The relationship that family members may have with an artist may or may not be extensive. Relatives in France or anywhere else, of course, can make mistakes when put in charge of authentication. "We stopped directing inquiries to Mercedes Luks [widow of painter George Luks], because we received a number of letters from dealers, curators, and other people who questioned her opinions," said Peter Rathbone, head of the American paintings department at Sotheby's. "She married Luks late in his life and did not know very much about his life and work."

The relationship that an artist's family members may have with one another may also muddy the waters when seeking an authentication. The Picasso committee, composed of all the artist's heirs for the purpose of authenticating works, broke up when Picasso's daughter Maya refused to participate any longer. Now, collectors must seek out experts here and there to authenticate their Picassos.

There are many sources of information about what an artist has done, when, and for what reasons. Art dealers, who have maintained long-time relationships with particular artists, may also have irrefutable evidence in correctly attributing artworks. Most artists who have gained prominence since the end of World War II have exhibited and sold their work exclusively through art dealers. It is the sale records and familiarity with both the artist and his or her art that gives the verdicts of dealers considerable ++ weight. "There's nothing like being financially involved with an artist's work to train someone's eye," said Diane Upright, director of contemporary art at Christie's.

In the book

Many dealers sponsor or participate in the creation of catalogues raisonnes -- books that authoritatively present all the known works by a given artist -- both to ward off potential fakes and frauds and to define the market for the artist. Inclusion in such a book is mandatory for owning a work by the particular artist, as the failure to have one's work listed as authentic in the catalogue raisonne would make the object more difficult to sell at market value. For this reason, collectors clamor to get their works in.


The creators of catalogues raisonnes clearly wield considerable power, which they ensure by having any and all collectors sign a document that precludes the possibility of a lawsuit in the event that they decide the specific work cannot be attributed to the particular artist.

Some dealers have authenticity committees to decide attributions of artworks by particular artists. The Andy Warhol Foundation for the Visual Arts, which disperses the works by the artist in Warhol's estate, and the Robert Miller Gallery in New York City, which handles the estate of Jean-Michel Basquiat, both have created these committees, in part to more effectively wage battle against a growing number of fakes, forgeries and mis-attributions in the Basquiat and Warhol markets.

Putting together an authentication committee is as much a balancing act of mutual interests as it is a search for knowledge and connoisseurship. The Basquiat committee, for example, was formed by the gallery that was assigned to handle the artist's estate after he died of a drug overdose in 1988 at the age of 27. Unlike the Calder committee, which includes a number of older art dealers who represented and knew the artist, Basquiat's two main dealers during his brief career -- Annina Nosei and Mary Boone -- are not part of the committee.

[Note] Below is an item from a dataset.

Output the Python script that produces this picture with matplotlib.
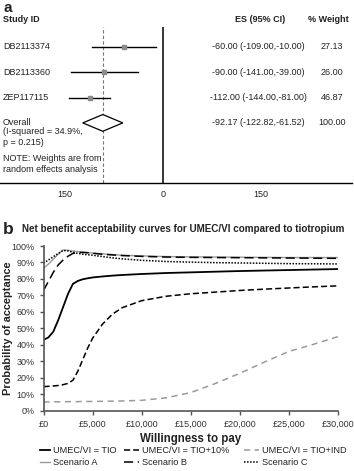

According to one member of the Basquiat committee, former Whitney Museum of American Art curator Richard Marshall, "Mary Boone wasn't even asked." Instead, the Basquiat committee includes the Robert Miller Gallery's director, John Cheim; a magazine publisher and Basquiat collector; the artist's father; two long-time boosters of the artist's work; and Marshall. The cost of the committee's opinion is $100.

None of the dealers through whom Warhol sold his work are members of the Andy Warhol Authentication Board, which consists of a longtime Warhol confidant; an independent curator; and two art historians currently at work on a Warhol catalogue raisonne. This board does not charge a fee for its opinions.

A slippery field


Art expertise is not an exact science, and few sources of connoisseurship, however reputable, are above suspicion of self-interest. If family members may not know or remember what the artist was doing when, dealers may have a proprietary interest in raising doubts about the authenticity of works they are not selling or which they believe may harm the artist's reputation.

And when dealers are in charge of authenticating works by artists they represent, "there is a question of compromise," said Nancy Little, director of the Art Authentication Service of the nonprofit International Foundation for Art Research, based in New York. "When a dealer holds a financial interest in a work, his opinions may be tainted."

The questions of a work's authenticity and provenance (its history of ownership) should be relatively straightforward when it has been sold through either dealers or auction houses. The more difficult-to-determine artworks are frequently those made early on in an artist's career -- perhaps created before the artist's mature, recognizable style developed -- or those swapped with other artists or bartered for goods and services from, say, a doctor, for which there is no formal bill of sale or photographs. Authenticating these works requires considerable knowledge of the artist's style (and stylistic changes over the years) and ideas as well as personal information about how the artist conducted him- or herself with other artists and professionals (which artists and which professionals).

Department heads at both Christie's and Sotheby's noted that they proceed cautiously when approaching dealers with questions about works the auction houses were planning to sell. "You have to be circumspect when going to dealers for their opinions, because we may be competing for the same works to sell," Rathbone said. "If we are researching a piece that may be sold here, we want to have it fully on consignment, or else the dealers may pursue it on their own with the owner."

Upright also said that "We don't reveal the name of our consignors to dealers, because the dealers are likely to go after the owners."

Certainly, there are art authorities not associated with the selling of works, such as museum curators and scholars, from whom one may ask a professional opinion as to attribution. Marshall, who is also a member of the Calder committee, said that "a member of an authentication committee not affiliated with the estate personally, or with no monetary connection to the work, has no vested interests. My motivation is not to stop the market when I suspect a fake -- I'm not thinking that someone's money is being ripped off -- but from a desire to define correctly an artist's body of work."